##### SUPPLIED DATA
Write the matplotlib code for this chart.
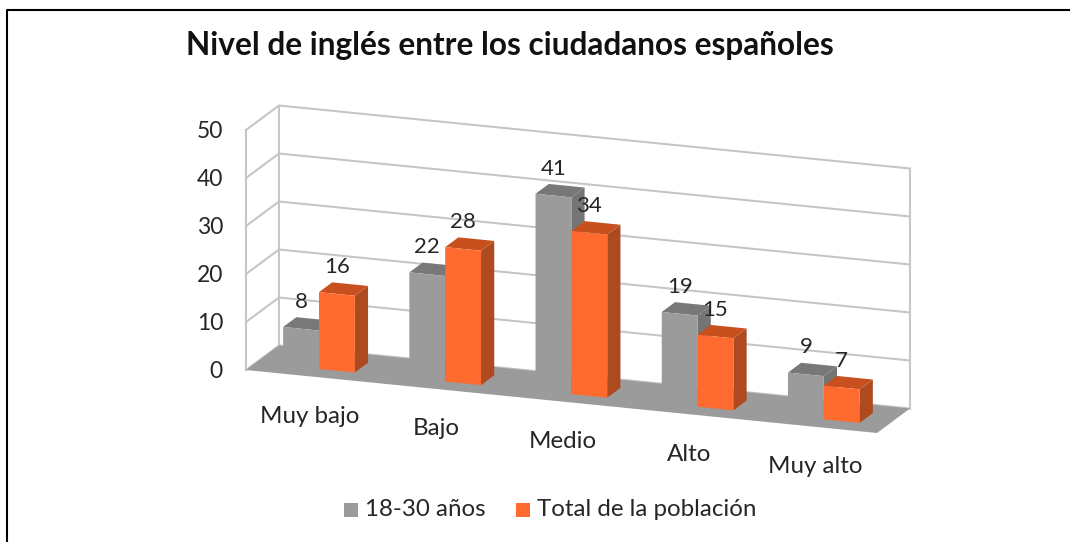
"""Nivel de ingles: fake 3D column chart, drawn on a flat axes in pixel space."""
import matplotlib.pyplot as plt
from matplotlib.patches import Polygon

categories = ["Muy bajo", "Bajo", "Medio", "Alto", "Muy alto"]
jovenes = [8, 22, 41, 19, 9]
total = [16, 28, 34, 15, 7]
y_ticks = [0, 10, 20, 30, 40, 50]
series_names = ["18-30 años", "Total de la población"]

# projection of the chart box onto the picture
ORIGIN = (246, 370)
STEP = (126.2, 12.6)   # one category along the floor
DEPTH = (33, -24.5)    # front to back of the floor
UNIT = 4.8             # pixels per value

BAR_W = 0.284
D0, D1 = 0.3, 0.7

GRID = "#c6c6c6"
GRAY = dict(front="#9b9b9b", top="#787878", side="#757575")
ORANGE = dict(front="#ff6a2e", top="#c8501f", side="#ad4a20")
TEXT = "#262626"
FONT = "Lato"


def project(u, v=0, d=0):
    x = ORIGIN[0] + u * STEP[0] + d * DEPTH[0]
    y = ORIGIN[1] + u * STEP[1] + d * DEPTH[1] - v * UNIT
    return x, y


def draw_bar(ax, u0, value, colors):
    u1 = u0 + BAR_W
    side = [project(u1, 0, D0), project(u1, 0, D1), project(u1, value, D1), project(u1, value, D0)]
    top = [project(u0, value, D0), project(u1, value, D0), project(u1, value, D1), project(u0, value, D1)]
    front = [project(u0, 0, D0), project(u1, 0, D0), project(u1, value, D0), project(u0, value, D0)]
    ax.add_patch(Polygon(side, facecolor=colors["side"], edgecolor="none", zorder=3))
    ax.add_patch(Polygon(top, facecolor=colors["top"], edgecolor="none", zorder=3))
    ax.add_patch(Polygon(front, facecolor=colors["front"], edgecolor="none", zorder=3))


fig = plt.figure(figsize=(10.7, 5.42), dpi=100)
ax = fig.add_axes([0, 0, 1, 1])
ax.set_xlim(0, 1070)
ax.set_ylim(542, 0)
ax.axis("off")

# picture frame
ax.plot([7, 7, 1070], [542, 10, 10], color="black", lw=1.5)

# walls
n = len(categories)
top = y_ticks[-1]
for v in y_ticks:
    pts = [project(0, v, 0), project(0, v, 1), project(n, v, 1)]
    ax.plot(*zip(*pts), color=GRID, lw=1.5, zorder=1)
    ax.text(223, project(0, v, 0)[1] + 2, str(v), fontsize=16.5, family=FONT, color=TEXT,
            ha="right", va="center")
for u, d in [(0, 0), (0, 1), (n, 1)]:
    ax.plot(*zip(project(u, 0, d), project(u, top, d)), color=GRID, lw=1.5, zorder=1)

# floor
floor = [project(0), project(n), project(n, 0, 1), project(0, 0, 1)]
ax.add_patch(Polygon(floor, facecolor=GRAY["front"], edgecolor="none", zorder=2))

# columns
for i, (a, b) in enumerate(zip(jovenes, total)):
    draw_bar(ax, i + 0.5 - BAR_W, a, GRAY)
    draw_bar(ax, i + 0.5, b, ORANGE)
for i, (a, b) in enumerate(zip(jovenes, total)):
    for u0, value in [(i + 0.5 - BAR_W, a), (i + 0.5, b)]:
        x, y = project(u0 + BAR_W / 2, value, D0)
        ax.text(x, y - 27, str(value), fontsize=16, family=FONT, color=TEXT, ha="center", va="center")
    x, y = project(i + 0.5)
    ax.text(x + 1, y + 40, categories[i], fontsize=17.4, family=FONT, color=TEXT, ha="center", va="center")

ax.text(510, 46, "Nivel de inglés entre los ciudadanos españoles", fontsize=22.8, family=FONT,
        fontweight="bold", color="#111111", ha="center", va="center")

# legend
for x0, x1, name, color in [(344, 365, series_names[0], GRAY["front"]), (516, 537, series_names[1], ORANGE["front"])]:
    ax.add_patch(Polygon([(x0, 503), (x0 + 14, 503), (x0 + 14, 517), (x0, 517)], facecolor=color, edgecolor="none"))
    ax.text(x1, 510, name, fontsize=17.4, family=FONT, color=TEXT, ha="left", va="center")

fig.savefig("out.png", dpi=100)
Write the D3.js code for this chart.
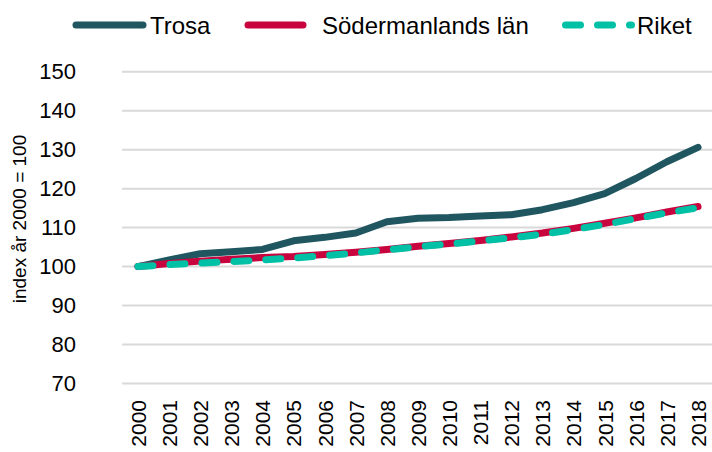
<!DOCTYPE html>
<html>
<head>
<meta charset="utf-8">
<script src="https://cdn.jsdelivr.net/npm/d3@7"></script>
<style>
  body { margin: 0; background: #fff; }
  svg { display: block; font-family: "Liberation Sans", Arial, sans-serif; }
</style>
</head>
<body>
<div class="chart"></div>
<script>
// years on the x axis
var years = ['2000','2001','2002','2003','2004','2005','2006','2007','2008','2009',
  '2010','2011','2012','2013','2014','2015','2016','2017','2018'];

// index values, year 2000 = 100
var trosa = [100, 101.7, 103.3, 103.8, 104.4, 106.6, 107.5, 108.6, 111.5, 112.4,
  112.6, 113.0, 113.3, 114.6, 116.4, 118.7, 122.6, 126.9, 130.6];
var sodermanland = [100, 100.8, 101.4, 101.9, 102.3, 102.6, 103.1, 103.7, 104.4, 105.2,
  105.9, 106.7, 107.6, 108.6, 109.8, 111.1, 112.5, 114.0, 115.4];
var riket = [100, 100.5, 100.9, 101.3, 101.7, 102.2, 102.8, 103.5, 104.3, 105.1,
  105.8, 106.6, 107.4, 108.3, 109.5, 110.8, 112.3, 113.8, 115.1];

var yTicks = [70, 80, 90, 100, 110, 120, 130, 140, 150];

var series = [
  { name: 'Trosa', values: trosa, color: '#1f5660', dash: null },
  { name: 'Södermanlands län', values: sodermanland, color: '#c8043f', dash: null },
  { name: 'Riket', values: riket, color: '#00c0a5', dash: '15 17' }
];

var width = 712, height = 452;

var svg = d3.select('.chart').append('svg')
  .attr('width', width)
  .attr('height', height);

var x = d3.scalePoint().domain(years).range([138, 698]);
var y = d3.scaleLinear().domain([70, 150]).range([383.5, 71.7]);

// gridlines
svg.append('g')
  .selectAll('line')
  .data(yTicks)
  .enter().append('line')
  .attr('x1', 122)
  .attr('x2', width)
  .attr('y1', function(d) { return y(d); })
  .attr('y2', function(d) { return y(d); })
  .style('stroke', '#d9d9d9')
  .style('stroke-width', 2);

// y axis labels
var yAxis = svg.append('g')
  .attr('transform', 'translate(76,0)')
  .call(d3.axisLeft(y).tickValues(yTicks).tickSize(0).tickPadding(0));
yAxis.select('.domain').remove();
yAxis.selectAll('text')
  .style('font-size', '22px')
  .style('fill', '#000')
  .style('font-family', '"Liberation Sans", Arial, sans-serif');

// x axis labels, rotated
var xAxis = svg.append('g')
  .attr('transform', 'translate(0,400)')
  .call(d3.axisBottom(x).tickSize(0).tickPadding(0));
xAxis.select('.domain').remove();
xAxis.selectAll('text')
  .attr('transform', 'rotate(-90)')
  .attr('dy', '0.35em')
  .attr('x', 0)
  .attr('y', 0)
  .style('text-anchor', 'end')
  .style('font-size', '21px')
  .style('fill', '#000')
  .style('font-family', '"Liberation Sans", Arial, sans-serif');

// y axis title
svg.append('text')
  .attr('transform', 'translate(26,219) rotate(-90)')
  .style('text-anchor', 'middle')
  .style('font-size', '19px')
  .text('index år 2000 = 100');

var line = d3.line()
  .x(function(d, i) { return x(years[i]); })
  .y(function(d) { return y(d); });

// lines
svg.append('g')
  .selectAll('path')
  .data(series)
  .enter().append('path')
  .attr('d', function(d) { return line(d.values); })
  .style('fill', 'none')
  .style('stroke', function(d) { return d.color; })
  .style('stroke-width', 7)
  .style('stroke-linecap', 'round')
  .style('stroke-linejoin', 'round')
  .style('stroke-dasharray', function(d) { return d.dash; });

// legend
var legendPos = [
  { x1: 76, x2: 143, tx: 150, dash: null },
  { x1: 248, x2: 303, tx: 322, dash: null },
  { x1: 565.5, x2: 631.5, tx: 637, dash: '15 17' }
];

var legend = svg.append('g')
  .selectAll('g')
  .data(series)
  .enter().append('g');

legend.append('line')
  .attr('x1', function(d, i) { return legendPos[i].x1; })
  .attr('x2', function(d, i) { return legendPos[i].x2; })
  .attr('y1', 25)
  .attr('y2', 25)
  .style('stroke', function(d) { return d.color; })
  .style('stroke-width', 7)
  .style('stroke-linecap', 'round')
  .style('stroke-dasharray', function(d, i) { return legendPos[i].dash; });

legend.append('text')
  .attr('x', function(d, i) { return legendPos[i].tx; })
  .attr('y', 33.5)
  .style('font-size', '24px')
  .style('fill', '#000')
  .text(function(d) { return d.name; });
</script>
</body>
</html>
##########
__AIM__. Only the lines from the top of the data through the line with "from matplotlib.patches import Polygon" should be quoted, exactly and with both ends kept; skip the pictures.

__SOLUTION FOR THIS EXERCISE__.
Write the matplotlib code for this chart.
"""Nivel de ingles: fake 3D column chart, drawn on a flat axes in pixel space."""
import matplotlib.pyplot as plt
from matplotlib.patches import Polygon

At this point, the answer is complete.